Reseña

La ouija es una mentira, hasta en el cine

‘Oiuja: el origen del mal’, la más reciente entrega del director estadounidense Mike Flanagan, que se estrenó en salas colombianas, es un ridículo mosaico que procura homenajear lo mejor del cine de terror fallando en el intento. Sus pocas virtudes yacen en explicar cómo funcionan los fraudes esotéricos.

Santiago Serna Duque
20 de octubre de 2016
La película se trata de una secuela de la 'Ouija'

11 p.m, cementerio de La cuchilla del salado, Caldas. Seis dedos índices sobre el puntero movible triangular. Vemos que se mueve. Se abre la incógnita: “¿usted lo está haciendo?”. “No”. 2 a.m, se acaba la sesión. Quebramos la tabla. Nos vamos. Hace 9 años, cuando jugué con unos compañeros de universidad a la ouija, creímos haber contactado el ánima de un joven asesinado a machetazos. No fue así. En efecto, el triángulo se movió sobre la tabla de madera dando repuestas, pero quien lo desplazaba no era ningún espíritu errante, era el efecto ideomotor, un fenómeno psicológico resultado de una cantidad de movimientos inconscientes impulsados por un estímulo nervioso en particular. En este caso, el deseo reconcentrado de creernos nuestras propios cuentos esotéricos son reflejos automáticos del cuerpo similares a la ‘piel de gallina’ (piloerección), producidos por miedos, cambios térmicos o el placer que se genera al mentir.

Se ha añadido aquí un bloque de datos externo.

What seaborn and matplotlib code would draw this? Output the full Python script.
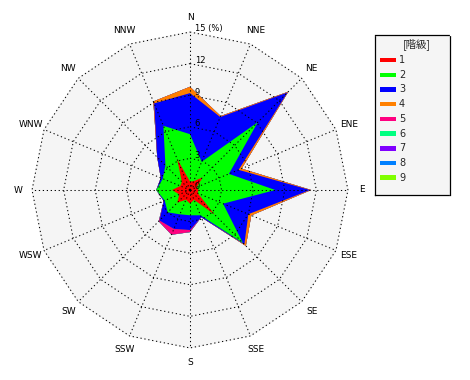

Con Ouija: el origen del mal, Mike Flanagan (Hush) ha dirigido un largometraje en el que una viuda trabaja realizando fraudulentas sesiones de espiritismo con la ayuda de sus dos hijas menores de edad (oda a la explotación infantil). Tras ver que el negocio no anda bien, la madre compra una tabla ouija producida por Hasbro, perfectamente manipulada por su hija menor, la pequeña rubia que se comunica con el más allá. Al enterarse de ésto, un cura va al rescate de las niñas y, oh sorpresa, se encuentra con una casa de dos pisos -esa debilidad por ubicar al diablo en los cuartos de arriba-, un sótano que guarda secretos y demonios que se apoderan de cuerpos en contorsión. Los poseídos odian caminar por el piso: toman prestada la forma de un arácnido, deambulan por las paredes y se ubican en las esquinas del techo para atacar al desprevenido sacerdote.

Los zooms lentos en primer plano, acompañados de sonidos hitchcocknianos; las bocas desencajadas; las transiciones de contenido por medio del fuego; el arquetipo del cura buen mozo y la madre desolada resumen un trabajo hecho a base de retazos mal armados. Aunque cabe resaltar el homenaje que hace Flanagan a El exorcista: el cura -en clima otoñal- baja de un taxi, se para sobre el andén y admira la casa donde se llevará a cabo la lucha demoniaca. Aquella escena más que generar nostalgia, recuerda lo complicado que es hacer cine de terror efectivo, pero también las virtudes que lo destacan sobre otros géneros. Tras acabar una película bélica el espectador sabe que no será baleado, o que al terminar una de gangsters no se convertirá en el próximo Lucky Luciano, pero si la película de horror es contundente, esa sensación de vulnerabilidad lo puede acompañar por años. Cuántos no fuimos víctimas de la coulrofobia producida por Pennywise, el payaso bailarín de It (Tim Curry).

Esta película de bajo presupuesto (9 millones de dólares) despierta emociones, lo que no quiere decir que sea buena. De hecho, es pésima. Pero verla puede ser un buen ejercicio para entender la recurrente mitomanía del hombre. Esas ganas de fabular la realidad, de mentir, de achacarle la desazón a los muertos es, si se quiere, una enseñanza inconsciente que deja el film. Sí, los pelos se paran de punta, pero por el frío del aire acondicionado en una la sala donde existe un miedo latente, no por la historia, sino por volver a perder las horas viendo un cine de terror que parece haber agotado los recursos y se dedica a copiar clásicos (El exorcista, Poltergeist) para impactar. No se entienden las buenas reseñas de medios especializados como Indiewire, Time Out, Variety, El Clarín, entre otros.